Check here http://www.smoking-meat.com/brining-meat.html
and here http://www.deejayssmokepit.net/Brining.htm for brine recipe ideas.

Clean your bird(s), prepare the brine using room temp water so the spices will dissolve easier and put the bird in that brine IN THE FRIDGE overnight. I use one of those big black stock pots like grand ma used to cook her stew in. You can find them at Wal-Mart pretty cheap. Some folks here have a dedicated brining cooler that they use. Put all the stuff in the cooler and put some bags of ice in there to keep it cool. I think it's easier in a fridge, plus I have a second one out in the garage that houses my keg beer so I just use that one.

If you click those links above, they'll tell you the whole process a little better. 

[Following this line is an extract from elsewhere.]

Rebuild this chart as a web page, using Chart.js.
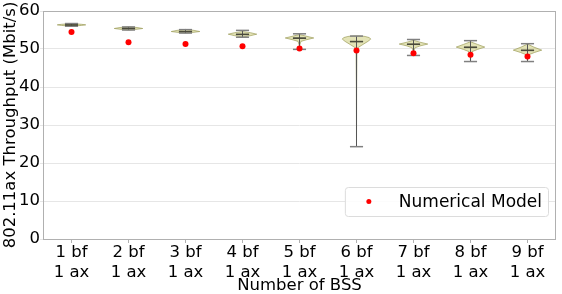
<!DOCTYPE html>
<html>
<head>
<meta charset="utf-8">
<script src="https://cdn.jsdelivr.net/npm/chart.js@4.4.1/dist/chart.umd.min.js"></script>
<style>
  html, body { margin: 0; padding: 0; background: #fff; }
  #wrap { width: 562px; height: 294px; }
</style>
</head>
<body>
<div id="wrap"><canvas id="chartViolin"></canvas></div>
<script>
// categorias (numero de BSS)
const categories = [
  ['1 bf', '1 ax'], ['2 bf', '1 ax'], ['3 bf', '1 ax'],
  ['4 bf', '1 ax'], ['5 bf', '1 ax'], ['6 bf', '1 ax'],
  ['7 bf', '1 ax'], ['8 bf', '1 ax'], ['9 bf', '1 ax']
];

// modelo numerico (puntos rojos)
const modelValues = [54.5, 51.8, 51.3, 50.7, 50.1, 49.6, 48.9, 48.5, 48.0];

// simulacion: min / max / media / mediana
const simMin    = [56.0, 55.0, 54.2, 53.1, 49.9, 24.3, 48.3, 46.7, 46.7];
const simMax    = [56.7, 55.8, 55.1, 54.9, 54.0, 53.4, 52.5, 52.2, 51.4];
const simMean   = [56.35, 55.4, 54.6, 53.8, 52.8, 51.9, 51.2, 50.4, 49.6];
const simMedian = [56.3, 55.4, 54.6, 53.9, 52.9, 52.0, 51.3, 50.5, 49.7];

// perfil de densidad de cada violin: [valor, ancho relativo]
const violinShapes = [
  [[56.7, 0], [56.5, 0.7], [56.35, 1], [56.2, 0.7], [56.0, 0]],
  [[55.85, 0], [55.65, 0.6], [55.4, 1], [55.2, 0.6], [55.0, 0]],
  [[55.15, 0], [54.9, 0.6], [54.6, 1], [54.4, 0.6], [54.2, 0]],
  [[54.6, 0], [54.3, 0.55], [53.9, 1], [53.5, 0.55], [53.2, 0.1], [53.1, 0]],
  [[53.8, 0], [53.4, 0.45], [52.9, 1], [52.4, 0.45], [52.0, 0.1], [51.0, 0.02], [49.9, 0]],
  [[53.45, 0.2], [53.3, 0.6], [53.0, 0.9], [52.6, 1], [52.0, 0.8], [51.2, 0.45], [50.4, 0.12], [49.8, 0.03], [40, 0.01], [24.3, 0]],
  [[52.3, 0], [51.8, 0.45], [51.3, 1], [50.8, 0.45], [50.3, 0.1], [49.5, 0.02], [48.3, 0]],
  [[51.9, 0], [51.2, 0.5], [50.5, 1], [49.9, 0.5], [49.3, 0.1], [48.0, 0.02], [46.7, 0]],
  [[51.3, 0], [50.5, 0.45], [49.7, 1], [49.1, 0.5], [48.5, 0.1], [47.5, 0.02], [46.7, 0]]
];

const FONT = "'DejaVu Sans', sans-serif";

// violines dibujados con las escalas del grafico
const violinPlugin = {
  id: 'violins',
  beforeDatasetsDraw(chart) {
    const { ctx, chartArea } = chart;
    const xs = chart.scales.x, ys = chart.scales.y;
    const step = xs.getPixelForValue(1) - xs.getPixelForValue(0);
    const halfW = step * 0.25;
    const capW = step * 0.115;

    ctx.save();
    // marco del area
    ctx.strokeStyle = '#b0b0b0';
    ctx.lineWidth = 1;
    ctx.strokeRect(chartArea.left + 0.5, chartArea.top + 0.5,
      chartArea.right - chartArea.left - 1, chartArea.bottom - chartArea.top);

    violinShapes.forEach((shape, i) => {
      const cx = xs.getPixelForValue(i);
      const right = shape.map(p => [cx + p[1] * halfW, ys.getPixelForValue(p[0])]);
      const left = shape.map(p => [cx - p[1] * halfW, ys.getPixelForValue(p[0])]).reverse();
      const pts = right.concat(left);
      ctx.beginPath();
      ctx.moveTo(pts[0][0], pts[0][1]);
      for (let k = 1; k < pts.length; k++) ctx.lineTo(pts[k][0], pts[k][1]);
      ctx.closePath();
      ctx.fillStyle = 'rgba(200, 200, 110, 0.5)';
      ctx.fill();
      ctx.strokeStyle = 'rgba(150, 150, 80, 0.8)';
      ctx.lineWidth = 0.8;
      ctx.stroke();

      // linea vertical min-max
      const yMin = ys.getPixelForValue(simMin[i]);
      const yMax = ys.getPixelForValue(simMax[i]);
      ctx.strokeStyle = '#555555';
      ctx.lineWidth = 1;
      ctx.beginPath();
      ctx.moveTo(cx, yMin);
      ctx.lineTo(cx, yMax);
      ctx.stroke();

      // tapas
      ctx.strokeStyle = '#808080';
      ctx.lineWidth = 1.5;
      [yMin, yMax].forEach(y => {
        ctx.beginPath();
        ctx.moveTo(cx - capW, y);
        ctx.lineTo(cx + capW, y);
        ctx.stroke();
      });

      // media y mediana
      ctx.strokeStyle = '#4a4a3a';
      ctx.lineWidth = 1.2;
      [simMean[i], simMedian[i]].forEach(v => {
        const y = ys.getPixelForValue(v);
        ctx.beginPath();
        ctx.moveTo(cx - capW, y);
        ctx.lineTo(cx + capW, y);
        ctx.stroke();
      });
    });
    ctx.restore();
  }
};

// leyenda estilo caja abajo a la derecha
const legendBoxPlugin = {
  id: 'legendBox',
  afterDatasetsDraw(chart) {
    const { ctx, chartArea } = chart;
    const ds = chart.data.datasets[0];
    ctx.save();
    ctx.font = '17px ' + FONT;
    const tw = ctx.measureText(ds.label).width;
    const boxR = chartArea.right - 8;
    const boxB = chartArea.bottom - 23;
    const boxH = 29;
    const boxL = boxR - tw - 60;
    const boxT = boxB - boxH;
    ctx.beginPath();
    ctx.roundRect(boxL + 0.5, boxT + 0.5, boxR - boxL, boxH, 3);
    ctx.fillStyle = 'rgba(255,255,255,0.85)';
    ctx.fill();
    ctx.strokeStyle = '#dcdcdc';
    ctx.lineWidth = 1;
    ctx.stroke();

    ctx.beginPath();
    ctx.arc(boxL + 24, boxT + boxH / 2, 2.5, 0, Math.PI * 2);
    ctx.fillStyle = ds.pointBackgroundColor;
    ctx.fill();

    ctx.fillStyle = '#000';
    ctx.textBaseline = 'middle';
    ctx.textAlign = 'left';
    ctx.fillText(ds.label, boxL + 54, boxT + boxH / 2 + 1);
    ctx.restore();
  }
};

new Chart(document.getElementById('chartViolin'), {
  type: 'line',
  data: {
    labels: categories,
    datasets: [{
      label: 'Numerical Model',
      data: modelValues,
      showLine: false,
      pointRadius: 3,
      pointHoverRadius: 3,
      pointBackgroundColor: '#ff0000',
      pointBorderWidth: 0,
      borderColor: '#ff0000'
    }]
  },
  options: {
    responsive: true,
    maintainAspectRatio: false,
    animation: false,
    layout: { padding: { top: 11, right: 6, left: 0, bottom: 0 } },
    plugins: {
      legend: { display: false },
      tooltip: { enabled: false }
    },
    scales: {
      x: {
        type: 'category',
        offset: true,
        border: { display: false },
        grid: { display: true, offset: false, drawOnChartArea: false, color: '#b0b0b0', tickLength: 4 },
        ticks: { color: '#000', font: { family: FONT, size: 16.5 }, padding: 0, maxRotation: 0, autoSkip: false },
        title: { display: true, text: 'Number of BSS', color: '#000', font: { family: FONT, size: 16.5, lineHeight: 1 }, padding: { top: 0, bottom: 0 } },
        afterFit(scale) { scale.height = 55; }
      },
      y: {
        min: 0,
        max: 60,
        border: { display: false },
        grid: { color: '#e6e6e6', tickLength: 3, drawTicks: true },
        ticks: { stepSize: 10, color: '#000', font: { family: FONT, size: 16.5 }, padding: 0 },
        title: { display: true, text: '802.11ax Throughput (Mbit/s)', color: '#000', font: { family: FONT, size: 16.5, lineHeight: 1 }, padding: { top: 2, bottom: 0 } },
        afterFit(scale) { scale.width = 43; }
      }
    }
  },
  plugins: [violinPlugin, legendBoxPlugin]
});
</script>
</body>
</html>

I usually pull my birds out of the brine about an hour before I'm ready to cook, and I rinse them. Once they are done rinsing, I pat dry, rub them with some olive oil and then sprinkle some seasoning. Insert a probe in the breast and smoke away.

I prefer to do my birds in halves, mainly for the reason that SmokieOkie said...Presentation!

SmokieOkie,
I thank you for the kind words! I'm intent on trying your brisket method, but my gas grill doesn't have enough b*lls to give me a big enough flame to sear. Maybe I'll go next door and use the neighbor's grill for the searing portion
	

	
	
		
		



		
		
	


	





 .

Later,
B-F


----------



## richtee (Dec 5, 2007)

Hey BF...just dig a li'l hole in the ground, add a couple bricks on the side and do a small oak fire, top with your grill from the gasser and "Great gouts of blazing beefat" or something like that!


----------



## smokyokie (Dec 5, 2007)

A hole in the ground for fire is something that every outdoor cook should have anyway BF.  
RT's post works.  You might want to build a fire on the side and then shovel coals as you need them though Argintine or Italian style).  Coals work bettere than plain fire


----------



## johnny1 (Dec 6, 2007)

Ok I have the smoker all together now..Darn near froze my butt off out there..It says I have to season it befor use..I will do this in the morning and if all goes well,put my 2 birds in there in the afternoon..I am going to try the beer thing first..So is this all I will need to smoke these 2?


----------



## smoke (Dec 6, 2007)

How do you keep the skin from become rubbery or chewey?


----------



## deejaydebi (Dec 6, 2007)

The higher temperature helps to render the fat in the skin so it gets thinner and crispier.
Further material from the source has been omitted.